Make an exact copy of the records, dropping all pictures.

** start **

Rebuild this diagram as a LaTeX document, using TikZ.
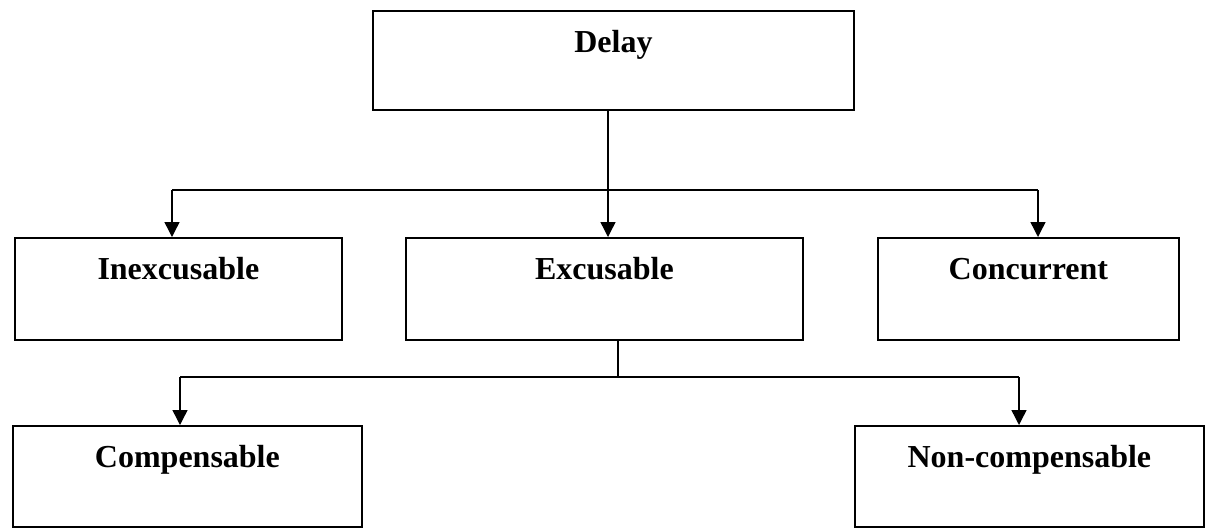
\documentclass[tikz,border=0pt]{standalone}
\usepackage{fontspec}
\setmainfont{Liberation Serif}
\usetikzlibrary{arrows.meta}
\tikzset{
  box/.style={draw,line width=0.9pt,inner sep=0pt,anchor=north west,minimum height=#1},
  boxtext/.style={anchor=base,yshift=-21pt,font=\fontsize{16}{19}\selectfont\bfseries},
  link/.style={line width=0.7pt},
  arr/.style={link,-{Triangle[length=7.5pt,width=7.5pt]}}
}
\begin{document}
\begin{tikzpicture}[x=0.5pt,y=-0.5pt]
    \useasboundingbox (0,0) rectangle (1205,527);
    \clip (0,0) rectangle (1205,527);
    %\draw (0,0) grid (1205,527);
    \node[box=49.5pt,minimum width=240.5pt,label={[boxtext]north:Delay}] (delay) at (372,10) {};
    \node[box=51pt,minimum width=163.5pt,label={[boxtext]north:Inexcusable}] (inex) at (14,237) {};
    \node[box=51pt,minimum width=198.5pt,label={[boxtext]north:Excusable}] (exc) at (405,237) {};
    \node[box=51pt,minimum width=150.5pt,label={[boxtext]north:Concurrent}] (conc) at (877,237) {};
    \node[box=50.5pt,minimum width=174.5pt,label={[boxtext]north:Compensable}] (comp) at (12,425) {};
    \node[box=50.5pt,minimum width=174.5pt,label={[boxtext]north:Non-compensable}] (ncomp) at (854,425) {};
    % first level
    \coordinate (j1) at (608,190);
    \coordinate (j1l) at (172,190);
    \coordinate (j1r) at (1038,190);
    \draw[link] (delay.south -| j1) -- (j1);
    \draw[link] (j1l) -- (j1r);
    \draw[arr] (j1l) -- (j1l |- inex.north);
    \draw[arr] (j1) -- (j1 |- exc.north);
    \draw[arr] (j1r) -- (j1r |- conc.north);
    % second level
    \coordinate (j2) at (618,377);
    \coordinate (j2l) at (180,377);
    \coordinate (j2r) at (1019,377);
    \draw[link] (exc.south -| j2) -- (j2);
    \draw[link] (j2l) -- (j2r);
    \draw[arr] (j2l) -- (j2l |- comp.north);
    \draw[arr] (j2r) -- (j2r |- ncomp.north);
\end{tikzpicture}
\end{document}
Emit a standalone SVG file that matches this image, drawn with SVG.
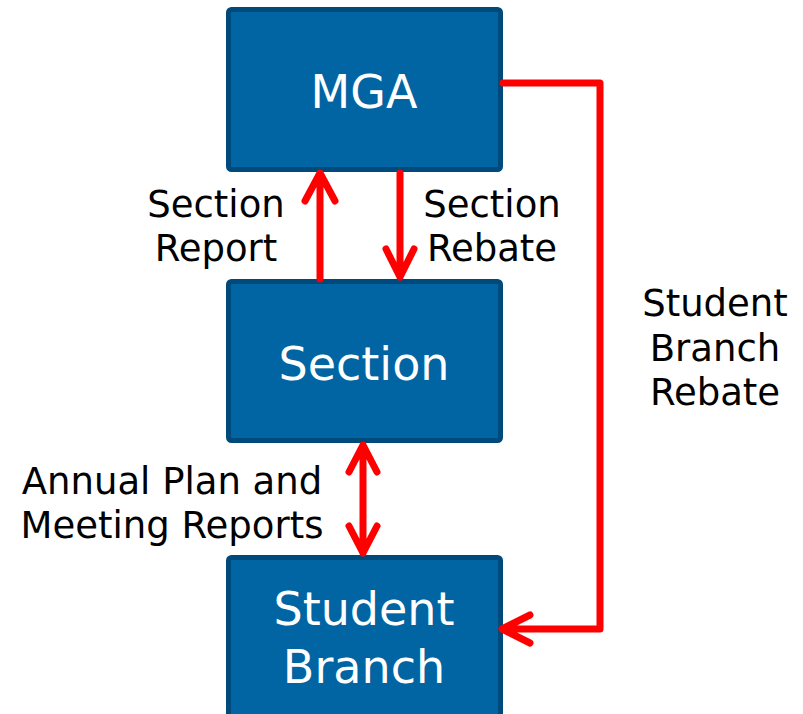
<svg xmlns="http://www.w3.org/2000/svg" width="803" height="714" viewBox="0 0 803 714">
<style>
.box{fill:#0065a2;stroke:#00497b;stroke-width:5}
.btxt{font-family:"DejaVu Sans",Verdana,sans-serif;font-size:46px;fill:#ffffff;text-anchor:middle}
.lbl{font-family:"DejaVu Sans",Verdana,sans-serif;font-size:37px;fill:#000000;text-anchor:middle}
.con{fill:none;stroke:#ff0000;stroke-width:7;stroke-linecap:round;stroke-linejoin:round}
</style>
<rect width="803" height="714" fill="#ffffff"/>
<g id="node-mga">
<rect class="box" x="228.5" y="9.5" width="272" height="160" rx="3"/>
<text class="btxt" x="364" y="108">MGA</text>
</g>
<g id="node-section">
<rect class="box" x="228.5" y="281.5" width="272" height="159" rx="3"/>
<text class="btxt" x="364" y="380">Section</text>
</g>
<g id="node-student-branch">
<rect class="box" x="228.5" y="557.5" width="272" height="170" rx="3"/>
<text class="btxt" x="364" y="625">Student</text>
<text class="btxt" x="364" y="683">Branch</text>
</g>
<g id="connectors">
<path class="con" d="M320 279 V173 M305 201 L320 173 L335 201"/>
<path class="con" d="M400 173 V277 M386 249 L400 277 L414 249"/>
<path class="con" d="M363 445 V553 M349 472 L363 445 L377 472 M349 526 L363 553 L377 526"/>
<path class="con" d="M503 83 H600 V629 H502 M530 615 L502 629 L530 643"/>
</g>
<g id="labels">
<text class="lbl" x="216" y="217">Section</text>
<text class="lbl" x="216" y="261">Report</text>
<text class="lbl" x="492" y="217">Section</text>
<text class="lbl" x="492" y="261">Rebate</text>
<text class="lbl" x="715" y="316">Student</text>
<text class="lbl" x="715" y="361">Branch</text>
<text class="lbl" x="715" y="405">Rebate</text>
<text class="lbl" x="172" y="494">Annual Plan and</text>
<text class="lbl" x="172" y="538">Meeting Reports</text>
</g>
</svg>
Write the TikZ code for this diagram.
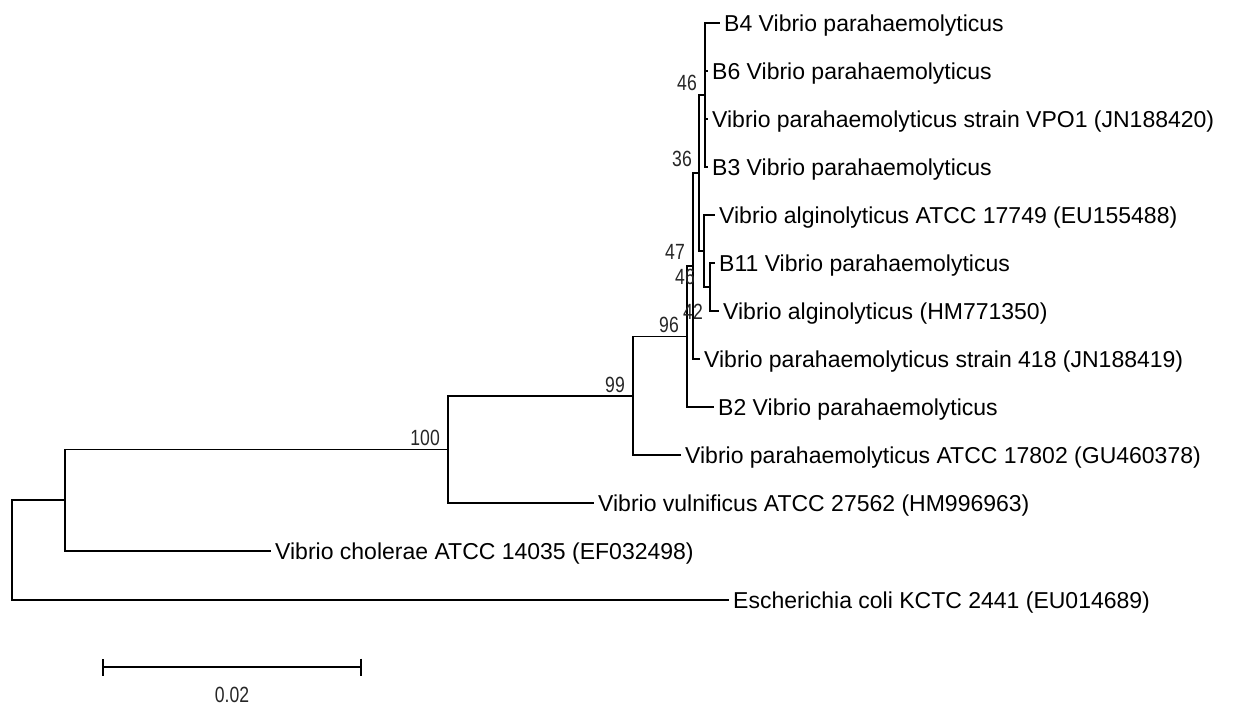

** end **

» **Answer for the task**:
Rebuild this diagram as a LaTeX document, using TikZ.
\documentclass[tikz,border=0pt]{standalone}
\usepackage{fontspec}
\setmainfont{Liberation Serif}
\usetikzlibrary{arrows.meta}
\tikzset{
  box/.style={draw,line width=0.9pt,inner sep=0pt,anchor=north west,minimum height=#1},
  boxtext/.style={anchor=base,yshift=-21pt,font=\fontsize{16}{19}\selectfont\bfseries},
  link/.style={line width=0.7pt},
  arr/.style={link,-{Triangle[length=7.5pt,width=7.5pt]}}
}
\begin{document}
\begin{tikzpicture}[x=0.5pt,y=-0.5pt]
    \useasboundingbox (0,0) rectangle (1205,527);
    \clip (0,0) rectangle (1205,527);
    %\draw (0,0) grid (1205,527);
    \node[box=49.5pt,minimum width=240.5pt,label={[boxtext]north:Delay}] (delay) at (372,10) {};
    \node[box=51pt,minimum width=163.5pt,label={[boxtext]north:Inexcusable}] (inex) at (14,237) {};
    \node[box=51pt,minimum width=198.5pt,label={[boxtext]north:Excusable}] (exc) at (405,237) {};
    \node[box=51pt,minimum width=150.5pt,label={[boxtext]north:Concurrent}] (conc) at (877,237) {};
    \node[box=50.5pt,minimum width=174.5pt,label={[boxtext]north:Compensable}] (comp) at (12,425) {};
    \node[box=50.5pt,minimum width=174.5pt,label={[boxtext]north:Non-compensable}] (ncomp) at (854,425) {};
    % first level
    \coordinate (j1) at (608,190);
    \coordinate (j1l) at (172,190);
    \coordinate (j1r) at (1038,190);
    \draw[link] (delay.south -| j1) -- (j1);
    \draw[link] (j1l) -- (j1r);
    \draw[arr] (j1l) -- (j1l |- inex.north);
    \draw[arr] (j1) -- (j1 |- exc.north);
    \draw[arr] (j1r) -- (j1r |- conc.north);
    % second level
    \coordinate (j2) at (618,377);
    \coordinate (j2l) at (180,377);
    \coordinate (j2r) at (1019,377);
    \draw[link] (exc.south -| j2) -- (j2);
    \draw[link] (j2l) -- (j2r);
    \draw[arr] (j2l) -- (j2l |- comp.north);
    \draw[arr] (j2r) -- (j2r |- ncomp.north);
\end{tikzpicture}
\end{document}
Emit a standalone SVG file that matches this image, drawn with SVG.
<svg xmlns="http://www.w3.org/2000/svg" width="803" height="714" viewBox="0 0 803 714">
<style>
.box{fill:#0065a2;stroke:#00497b;stroke-width:5}
.btxt{font-family:"DejaVu Sans",Verdana,sans-serif;font-size:46px;fill:#ffffff;text-anchor:middle}
.lbl{font-family:"DejaVu Sans",Verdana,sans-serif;font-size:37px;fill:#000000;text-anchor:middle}
.con{fill:none;stroke:#ff0000;stroke-width:7;stroke-linecap:round;stroke-linejoin:round}
</style>
<rect width="803" height="714" fill="#ffffff"/>
<g id="node-mga">
<rect class="box" x="228.5" y="9.5" width="272" height="160" rx="3"/>
<text class="btxt" x="364" y="108">MGA</text>
</g>
<g id="node-section">
<rect class="box" x="228.5" y="281.5" width="272" height="159" rx="3"/>
<text class="btxt" x="364" y="380">Section</text>
</g>
<g id="node-student-branch">
<rect class="box" x="228.5" y="557.5" width="272" height="170" rx="3"/>
<text class="btxt" x="364" y="625">Student</text>
<text class="btxt" x="364" y="683">Branch</text>
</g>
<g id="connectors">
<path class="con" d="M320 279 V173 M305 201 L320 173 L335 201"/>
<path class="con" d="M400 173 V277 M386 249 L400 277 L414 249"/>
<path class="con" d="M363 445 V553 M349 472 L363 445 L377 472 M349 526 L363 553 L377 526"/>
<path class="con" d="M503 83 H600 V629 H502 M530 615 L502 629 L530 643"/>
</g>
<g id="labels">
<text class="lbl" x="216" y="217">Section</text>
<text class="lbl" x="216" y="261">Report</text>
<text class="lbl" x="492" y="217">Section</text>
<text class="lbl" x="492" y="261">Rebate</text>
<text class="lbl" x="715" y="316">Student</text>
<text class="lbl" x="715" y="361">Branch</text>
<text class="lbl" x="715" y="405">Rebate</text>
<text class="lbl" x="172" y="494">Annual Plan and</text>
<text class="lbl" x="172" y="538">Meeting Reports</text>
</g>
</svg>
Write the TikZ code for this diagram.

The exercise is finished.